Task objective:
Pictures must not be retyped. Return exactly the lines from the one with "Rebuild this chart" through the one with "fig = go.Figure()", both included, and no others.

Code that draws figures
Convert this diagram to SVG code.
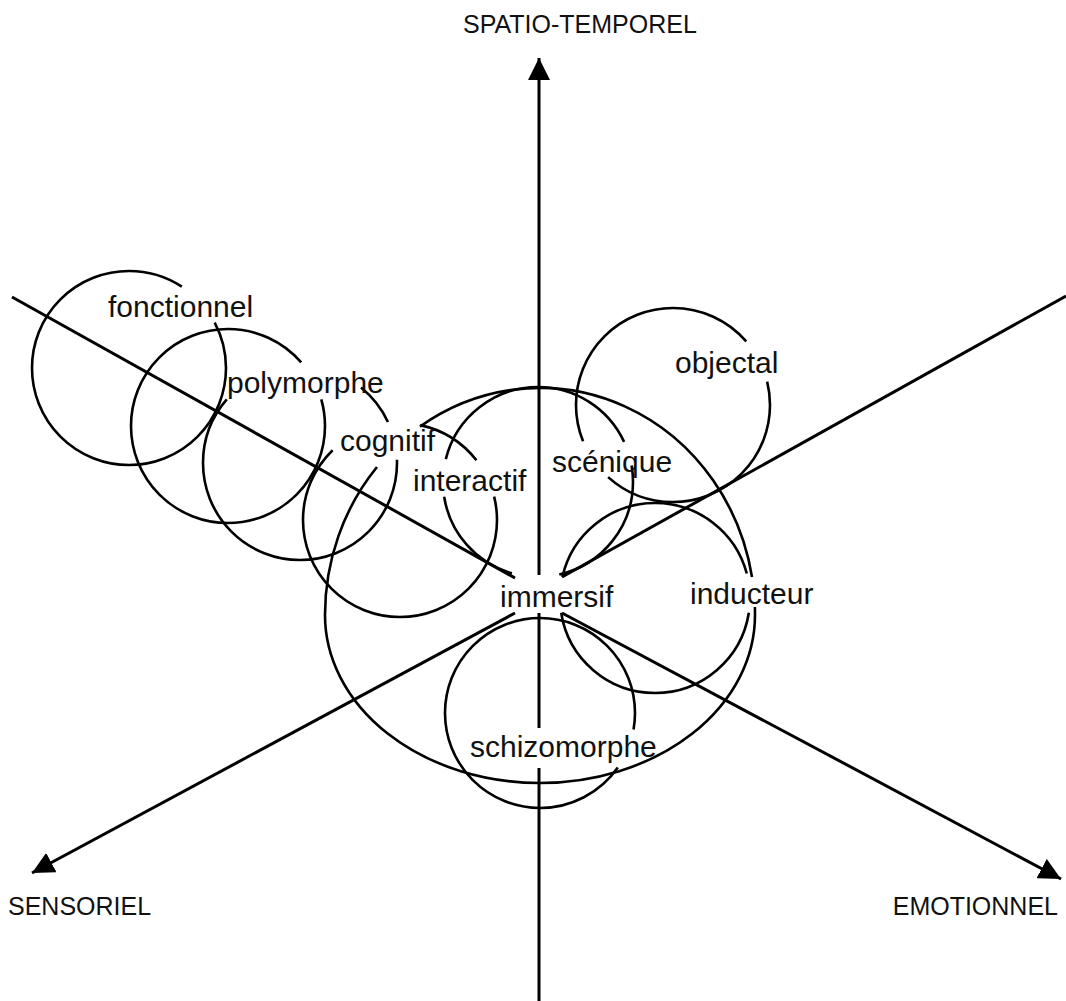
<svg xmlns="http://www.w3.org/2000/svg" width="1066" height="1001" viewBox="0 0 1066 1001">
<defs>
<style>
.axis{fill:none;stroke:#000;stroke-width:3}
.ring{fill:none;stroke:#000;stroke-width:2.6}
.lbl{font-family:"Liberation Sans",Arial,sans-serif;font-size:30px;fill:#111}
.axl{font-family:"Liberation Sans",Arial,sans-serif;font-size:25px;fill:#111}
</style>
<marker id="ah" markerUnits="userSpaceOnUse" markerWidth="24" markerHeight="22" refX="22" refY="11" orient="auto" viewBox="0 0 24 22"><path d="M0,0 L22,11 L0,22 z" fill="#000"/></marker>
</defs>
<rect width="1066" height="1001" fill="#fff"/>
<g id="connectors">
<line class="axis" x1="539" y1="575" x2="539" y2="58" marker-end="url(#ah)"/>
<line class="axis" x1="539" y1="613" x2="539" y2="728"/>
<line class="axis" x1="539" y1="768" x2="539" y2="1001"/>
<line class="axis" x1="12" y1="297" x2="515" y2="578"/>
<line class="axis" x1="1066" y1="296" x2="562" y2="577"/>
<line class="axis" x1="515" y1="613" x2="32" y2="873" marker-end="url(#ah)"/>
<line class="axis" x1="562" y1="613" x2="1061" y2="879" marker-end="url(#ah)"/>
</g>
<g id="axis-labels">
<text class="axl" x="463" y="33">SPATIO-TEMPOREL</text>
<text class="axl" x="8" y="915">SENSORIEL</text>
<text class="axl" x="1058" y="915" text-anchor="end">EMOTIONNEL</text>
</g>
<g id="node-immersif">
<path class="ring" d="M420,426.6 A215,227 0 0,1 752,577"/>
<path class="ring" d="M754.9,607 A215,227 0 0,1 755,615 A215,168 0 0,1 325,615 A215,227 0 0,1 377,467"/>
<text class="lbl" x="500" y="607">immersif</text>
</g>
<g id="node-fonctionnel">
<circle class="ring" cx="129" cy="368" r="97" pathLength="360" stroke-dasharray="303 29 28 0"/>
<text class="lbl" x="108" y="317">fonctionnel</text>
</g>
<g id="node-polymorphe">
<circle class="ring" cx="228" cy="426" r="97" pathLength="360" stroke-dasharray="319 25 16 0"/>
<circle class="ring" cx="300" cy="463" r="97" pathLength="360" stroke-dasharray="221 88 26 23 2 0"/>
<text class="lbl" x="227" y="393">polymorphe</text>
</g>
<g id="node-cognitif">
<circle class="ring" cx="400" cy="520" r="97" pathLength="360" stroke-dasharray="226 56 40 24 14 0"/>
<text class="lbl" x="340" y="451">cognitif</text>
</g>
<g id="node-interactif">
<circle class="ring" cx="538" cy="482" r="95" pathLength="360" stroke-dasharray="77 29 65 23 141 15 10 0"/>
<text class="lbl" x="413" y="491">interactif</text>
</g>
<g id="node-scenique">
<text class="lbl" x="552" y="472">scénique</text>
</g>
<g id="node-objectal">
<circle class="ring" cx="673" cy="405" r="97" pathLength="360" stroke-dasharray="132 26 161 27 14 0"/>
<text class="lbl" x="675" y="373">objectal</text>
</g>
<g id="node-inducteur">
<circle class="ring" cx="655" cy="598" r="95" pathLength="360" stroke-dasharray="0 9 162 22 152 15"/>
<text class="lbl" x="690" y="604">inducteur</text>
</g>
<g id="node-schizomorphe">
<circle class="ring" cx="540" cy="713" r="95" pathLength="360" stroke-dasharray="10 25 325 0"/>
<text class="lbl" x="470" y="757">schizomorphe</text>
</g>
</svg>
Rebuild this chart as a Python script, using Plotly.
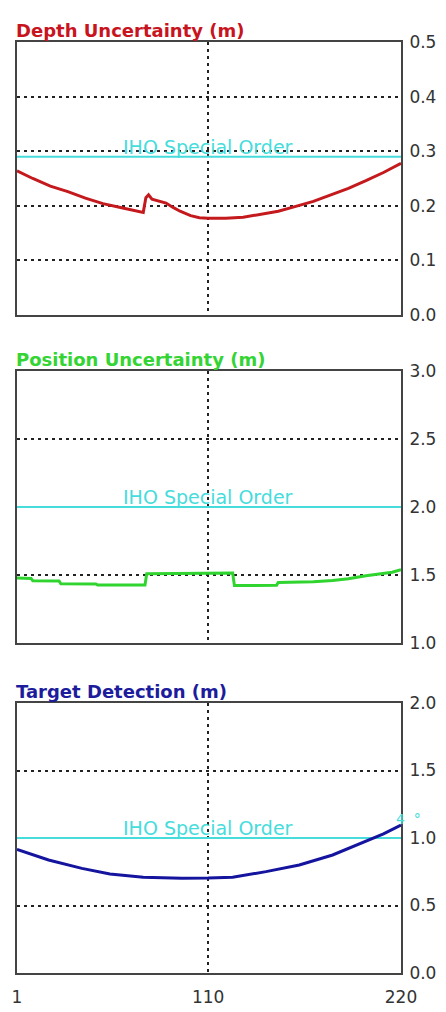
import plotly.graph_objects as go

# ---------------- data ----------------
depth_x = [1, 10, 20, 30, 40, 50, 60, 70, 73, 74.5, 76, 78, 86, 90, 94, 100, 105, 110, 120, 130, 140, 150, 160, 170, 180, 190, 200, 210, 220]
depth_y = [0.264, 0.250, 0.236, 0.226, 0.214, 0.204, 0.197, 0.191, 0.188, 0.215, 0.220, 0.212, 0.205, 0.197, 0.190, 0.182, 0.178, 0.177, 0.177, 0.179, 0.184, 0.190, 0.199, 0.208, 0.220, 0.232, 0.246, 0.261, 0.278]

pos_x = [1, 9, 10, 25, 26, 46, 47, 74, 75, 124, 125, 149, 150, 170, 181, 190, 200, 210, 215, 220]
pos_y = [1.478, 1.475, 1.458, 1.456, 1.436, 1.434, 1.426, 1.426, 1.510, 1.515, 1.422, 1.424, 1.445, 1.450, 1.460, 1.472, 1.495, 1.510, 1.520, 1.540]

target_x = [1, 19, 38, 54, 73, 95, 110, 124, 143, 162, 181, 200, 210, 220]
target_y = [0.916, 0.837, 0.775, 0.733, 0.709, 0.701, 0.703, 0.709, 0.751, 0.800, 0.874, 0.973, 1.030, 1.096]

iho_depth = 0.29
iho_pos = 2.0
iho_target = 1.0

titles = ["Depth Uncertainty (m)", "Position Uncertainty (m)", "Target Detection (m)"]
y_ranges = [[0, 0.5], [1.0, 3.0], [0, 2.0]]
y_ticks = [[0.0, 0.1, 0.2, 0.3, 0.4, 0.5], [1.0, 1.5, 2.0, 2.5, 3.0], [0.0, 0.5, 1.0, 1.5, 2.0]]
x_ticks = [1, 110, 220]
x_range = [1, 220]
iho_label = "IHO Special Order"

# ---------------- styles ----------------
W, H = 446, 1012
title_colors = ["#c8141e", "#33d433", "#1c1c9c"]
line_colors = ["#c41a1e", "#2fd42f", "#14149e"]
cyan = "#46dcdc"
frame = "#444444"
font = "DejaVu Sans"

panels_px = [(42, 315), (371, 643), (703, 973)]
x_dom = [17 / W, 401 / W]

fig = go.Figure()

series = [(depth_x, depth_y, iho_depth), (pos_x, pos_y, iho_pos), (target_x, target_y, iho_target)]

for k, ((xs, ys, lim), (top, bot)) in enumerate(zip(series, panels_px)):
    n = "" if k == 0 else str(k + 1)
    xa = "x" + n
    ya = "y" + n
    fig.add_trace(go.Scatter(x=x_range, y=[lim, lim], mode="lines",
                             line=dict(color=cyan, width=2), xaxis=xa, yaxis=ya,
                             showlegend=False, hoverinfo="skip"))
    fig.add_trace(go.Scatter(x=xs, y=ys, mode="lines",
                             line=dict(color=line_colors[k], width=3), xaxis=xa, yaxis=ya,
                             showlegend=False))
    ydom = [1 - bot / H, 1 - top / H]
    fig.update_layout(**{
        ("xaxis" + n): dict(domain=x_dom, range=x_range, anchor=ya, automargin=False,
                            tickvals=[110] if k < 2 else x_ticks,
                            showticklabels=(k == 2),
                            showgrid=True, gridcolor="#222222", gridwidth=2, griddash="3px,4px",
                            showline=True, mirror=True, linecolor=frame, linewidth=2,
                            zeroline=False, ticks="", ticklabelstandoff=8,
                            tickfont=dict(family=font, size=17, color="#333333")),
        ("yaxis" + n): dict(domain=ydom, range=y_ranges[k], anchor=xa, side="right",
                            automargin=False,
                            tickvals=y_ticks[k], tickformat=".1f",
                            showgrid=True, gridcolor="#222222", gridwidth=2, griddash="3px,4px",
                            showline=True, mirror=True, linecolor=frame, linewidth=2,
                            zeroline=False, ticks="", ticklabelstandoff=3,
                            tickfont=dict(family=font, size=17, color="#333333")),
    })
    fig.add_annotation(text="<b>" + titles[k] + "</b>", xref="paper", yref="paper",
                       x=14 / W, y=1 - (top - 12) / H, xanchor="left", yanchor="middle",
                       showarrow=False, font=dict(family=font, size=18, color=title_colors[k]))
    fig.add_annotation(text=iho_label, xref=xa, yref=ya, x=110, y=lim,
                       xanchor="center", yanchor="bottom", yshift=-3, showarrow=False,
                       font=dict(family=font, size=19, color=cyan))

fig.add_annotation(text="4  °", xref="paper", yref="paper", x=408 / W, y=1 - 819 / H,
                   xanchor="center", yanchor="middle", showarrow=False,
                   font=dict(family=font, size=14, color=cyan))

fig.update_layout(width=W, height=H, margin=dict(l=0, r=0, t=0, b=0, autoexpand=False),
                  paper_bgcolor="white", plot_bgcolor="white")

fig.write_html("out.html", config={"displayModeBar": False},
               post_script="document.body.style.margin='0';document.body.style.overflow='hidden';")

Exercise output:
Rebuild this chart as a Python script, using Plotly.
import plotly.graph_objects as go

# ---------------- data ----------------
depth_x = [1, 10, 20, 30, 40, 50, 60, 70, 73, 74.5, 76, 78, 86, 90, 94, 100, 105, 110, 120, 130, 140, 150, 160, 170, 180, 190, 200, 210, 220]
depth_y = [0.264, 0.250, 0.236, 0.226, 0.214, 0.204, 0.197, 0.191, 0.188, 0.215, 0.220, 0.212, 0.205, 0.197, 0.190, 0.182, 0.178, 0.177, 0.177, 0.179, 0.184, 0.190, 0.199, 0.208, 0.220, 0.232, 0.246, 0.261, 0.278]

pos_x = [1, 9, 10, 25, 26, 46, 47, 74, 75, 124, 125, 149, 150, 170, 181, 190, 200, 210, 215, 220]
pos_y = [1.478, 1.475, 1.458, 1.456, 1.436, 1.434, 1.426, 1.426, 1.510, 1.515, 1.422, 1.424, 1.445, 1.450, 1.460, 1.472, 1.495, 1.510, 1.520, 1.540]

target_x = [1, 19, 38, 54, 73, 95, 110, 124, 143, 162, 181, 200, 210, 220]
target_y = [0.916, 0.837, 0.775, 0.733, 0.709, 0.701, 0.703, 0.709, 0.751, 0.800, 0.874, 0.973, 1.030, 1.096]

iho_depth = 0.29
iho_pos = 2.0
iho_target = 1.0

titles = ["Depth Uncertainty (m)", "Position Uncertainty (m)", "Target Detection (m)"]
y_ranges = [[0, 0.5], [1.0, 3.0], [0, 2.0]]
y_ticks = [[0.0, 0.1, 0.2, 0.3, 0.4, 0.5], [1.0, 1.5, 2.0, 2.5, 3.0], [0.0, 0.5, 1.0, 1.5, 2.0]]
x_ticks = [1, 110, 220]
x_range = [1, 220]
iho_label = "IHO Special Order"

# ---------------- styles ----------------
W, H = 446, 1012
title_colors = ["#c8141e", "#33d433", "#1c1c9c"]
line_colors = ["#c41a1e", "#2fd42f", "#14149e"]
cyan = "#46dcdc"
frame = "#444444"
font = "DejaVu Sans"

panels_px = [(42, 315), (371, 643), (703, 973)]
x_dom = [17 / W, 401 / W]

fig = go.Figure()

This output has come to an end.